Chapter 90: Communication in MARL

Learning objectives

Implement a simple communication protocol: each agent outputs a message (e.g. a vector) in addition to its action; the message is fed into other agents’ policies (e.g. as part of their observation at the next step).
Train agents to solve a task that requires coordination (e.g. two agents must swap positions or colors, or meet at a target) using this communication.
Compare with the same task without communication (each agent sees only local observation) and report improvement in return or success rate.
Explain how learned communication can encode information (e.g. “I am going left”) that helps coordination.
Relate communication in MARL to dialogue (multi-turn interaction) and robot navigation (multi-robot signaling).

Concept and real-world RL

Communication in multi-agent RL allows agents to send messages (discrete or continuous) that other agents observe. The message is often produced by the same policy that produces the action (e.g. π(a, m | o, m_prev) or a separate message head). Agents are trained end-to-end so that useful communication emerges (e.g. to signal intent or share information). Tasks that require coordination (e.g. swap colors, meet at a location, divide roles) benefit from communication when the local observation is insufficient. In dialogue and robot navigation, explicit communication (or learned signaling) is a natural extension of MARL.

Where you see this in practice: CommNet, TarMAC, and learned communication in MARL; multi-robot coordination; emergent language.

Illustration (communication): Agents that can send messages often achieve higher return on coordination tasks. The chart below compares return with vs without communication (e.g. swap-colors task).

Exercise: Implement a simple communication protocol where agents output a message alongside their action. The message is fed into other agents’ policies. Train them to solve a task that requires coordination (e.g., “two agents need to swap colors”).

Professor’s hints

Message: Each agent i outputs (a_i, m_i). m_i can be a fixed-size vector (e.g. 4 dims). At the next step, agent j’s observation includes the messages from others: o_j’ = (o_j, m_1,…,m_n) or (o_j, m_{-j}). So the policy is π_i(a_i, m_i | o_i, m_others).
Swap colors task: Two agents; each has a color (e.g. red, blue). They must swap positions (or swap colors). Without communication, they may not know the other’s intent; with messages they can signal “I go left” or “meet at center.” Define a small grid or graph and reward for successful swap within T steps.
Training: Use PPO or Q-learning; the message is part of the policy output. Backprop through the message into the policy. Messages can be continuous (e.g. tanh) or discrete (e.g. one-hot, then use Gumbel-softmax or straight-through).
Baseline: Same task, same architecture, but message is zero or not used (or not fed to others). Compare success rate or return.

Common pitfalls

Message not used: Ensure the other agents’ policies actually receive and use the message (e.g. concatenate to observation). Otherwise communication has no effect.
Credit assignment: The reward is often shared (team reward); the agent that sent a useful message may not get direct credit. Training with team return usually suffices for coordination.
Task too simple: If the task can be solved without communication (e.g. by luck or simple policy), the benefit of communication may be small. Choose a task where coordination is clearly needed (e.g. swap requires both to move in a coordinated way).

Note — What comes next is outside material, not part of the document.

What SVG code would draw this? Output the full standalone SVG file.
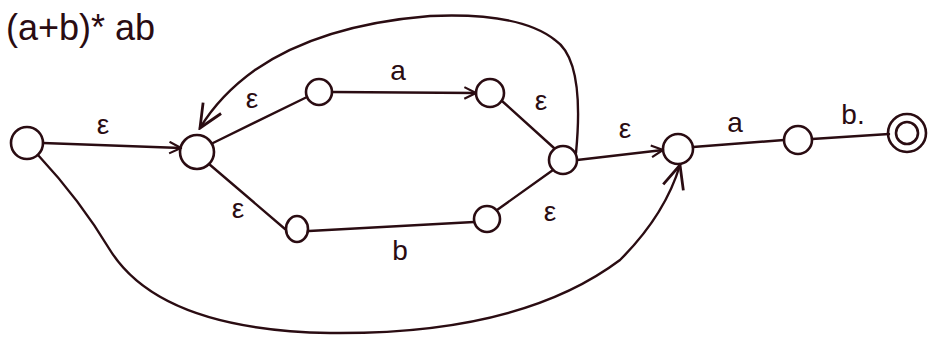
<svg xmlns="http://www.w3.org/2000/svg" width="931" height="340" viewBox="0 0 931 340">
<style>
.n{fill:none;stroke:#2a0c12;stroke-width:2.6}
.e{fill:none;stroke:#2a0c12;stroke-width:2.4;stroke-linecap:round}
.t{font-family:"Liberation Sans",Arial,sans-serif;fill:#2a0c12;font-size:28px;text-anchor:middle}
</style>
<defs>
<marker id="arr" viewBox="0 0 12 12" refX="11" refY="6" markerWidth="14" markerHeight="14" markerUnits="userSpaceOnUse" orient="auto">
<path d="M1,1 L11,6 L1,11" fill="none" stroke="#2a0c12" stroke-width="1.8"/>
</marker>
<marker id="big" viewBox="0 0 24 24" refX="22" refY="12" markerWidth="28" markerHeight="28" markerUnits="userSpaceOnUse" orient="auto">
<path d="M2,3 L22,12 L2,21" fill="none" stroke="#2a0c12" stroke-width="2.4"/>
</marker>
</defs>
<rect width="931" height="340" fill="#ffffff"/>
<text class="t" x="6" y="40" style="text-anchor:start;font-size:36px">(a+b)* ab</text>
<g id="connectors">
<path class="e" d="M43,143 L181,148" marker-end="url(#arr)"/>
<path class="e" d="M213,143 L307,97"/>
<path class="e" d="M332,92 L476,93" marker-end="url(#arr)"/>
<path class="e" d="M502,101 L554,148"/>
<path class="e" d="M209,164 L285,229"/>
<path class="e" d="M309,231 L474,222"/>
<path class="e" d="M497,210 L553,170"/>
<path class="e" d="M576,153 Q585,60 555,40 Q520,12 430,16 Q320,25 255,70 Q220,95 200,128" marker-end="url(#big)"/>
<path class="e" d="M577,160 L663,150" marker-end="url(#arr)"/>
<path class="e" d="M693,147 L784,140"/>
<path class="e" d="M812,139 L889,134"/>
<path class="e" d="M38,155 Q80,200 110,250 Q160,330 330,333 Q520,335 620,260 Q665,215 680,165" marker-end="url(#big)"/>
</g>
<g id="labels">
<text class="t" x="103" y="134">ε</text>
<text class="t" x="252" y="108">ε</text>
<text class="t" x="398" y="80">a</text>
<text class="t" x="541" y="110">ε</text>
<text class="t" x="238" y="218">ε</text>
<text class="t" x="400" y="260">b</text>
<text class="t" x="550" y="221">ε</text>
<text class="t" x="625" y="138">ε</text>
<text class="t" x="735" y="132">a</text>
<text class="t" x="853" y="124">b.</text>
</g>
<g id="n0"><circle class="n" cx="27" cy="143" r="16"/></g>
<g id="n1"><circle class="n" cx="197" cy="152" r="17"/></g>
<g id="n2"><circle class="n" cx="319" cy="92" r="13"/></g>
<g id="n3"><circle class="n" cx="490" cy="93" r="14"/></g>
<g id="n4"><ellipse class="n" cx="297" cy="229" rx="11" ry="13"/></g>
<g id="n5"><circle class="n" cx="487" cy="219" r="13"/></g>
<g id="n6"><circle class="n" cx="563" cy="160" r="14"/></g>
<g id="n7"><circle class="n" cx="678" cy="149" r="15"/></g>
<g id="n8"><circle class="n" cx="798" cy="140" r="14"/></g>
<g id="n9"><circle class="n" cx="907" cy="133" r="19"/><circle class="n" cx="907" cy="133" r="11"/></g>
</svg>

Worked solution (warm-up: communication in MARL)

Key idea: Agents can send messages (discrete or continuous) that other agents observe. We train the full system (policies + message interpretation) so that the messages help coordination. The message can be part of the observation for the receiver; the sender’s policy outputs (action, message). Tasks like “swap positions” or “meet at a location” need coordination; without communication, independent policies may fail. CommNet and TarMAC are examples.

Extra practice

Warm-up: In the “swap colors” task, what information might one agent need from the other that is not in its local observation?
Coding: Implement 2 agents on a 3×3 grid; each has a color (red/blue). Goal: swap positions (so red is where blue was and vice versa). Add a 2-dimensional message per agent, broadcast to the other. Train with PPO and team reward. Compare success rate over 500 episodes with and without communication (zero message or message not passed).
Challenge: Use discrete messages (e.g. 4 symbols: “left,” “right,” “up,” “down”). Train with Gumbel-softmax or REINFORCE for the message. Do agents learn interpretable symbols? Visualize message usage in a few episodes.
Variant: Limit the communication bandwidth: instead of a 2D continuous message, allow only 1 bit per step. How much does the task success rate drop? Is the swap task solvable with only 1 bit of communication per timestep?
Debug: Agents with communication achieve the same success rate as without communication. Logging shows the message values are near zero throughout training. The message encoder is initialized to output zeros and the gradient through the message pathway is blocked by a detach() call. Remove the detach and explain why end-to-end differentiability through the message channel is needed for the communication protocol to be learned.
Conceptual: Emergent communication protocols learned by agents are often not human-interpretable. Describe two approaches to encourage interpretable or grounded communication: one based on constraining the message space and one based on auxiliary supervision with human-specified symbols. What are the trade-offs of each?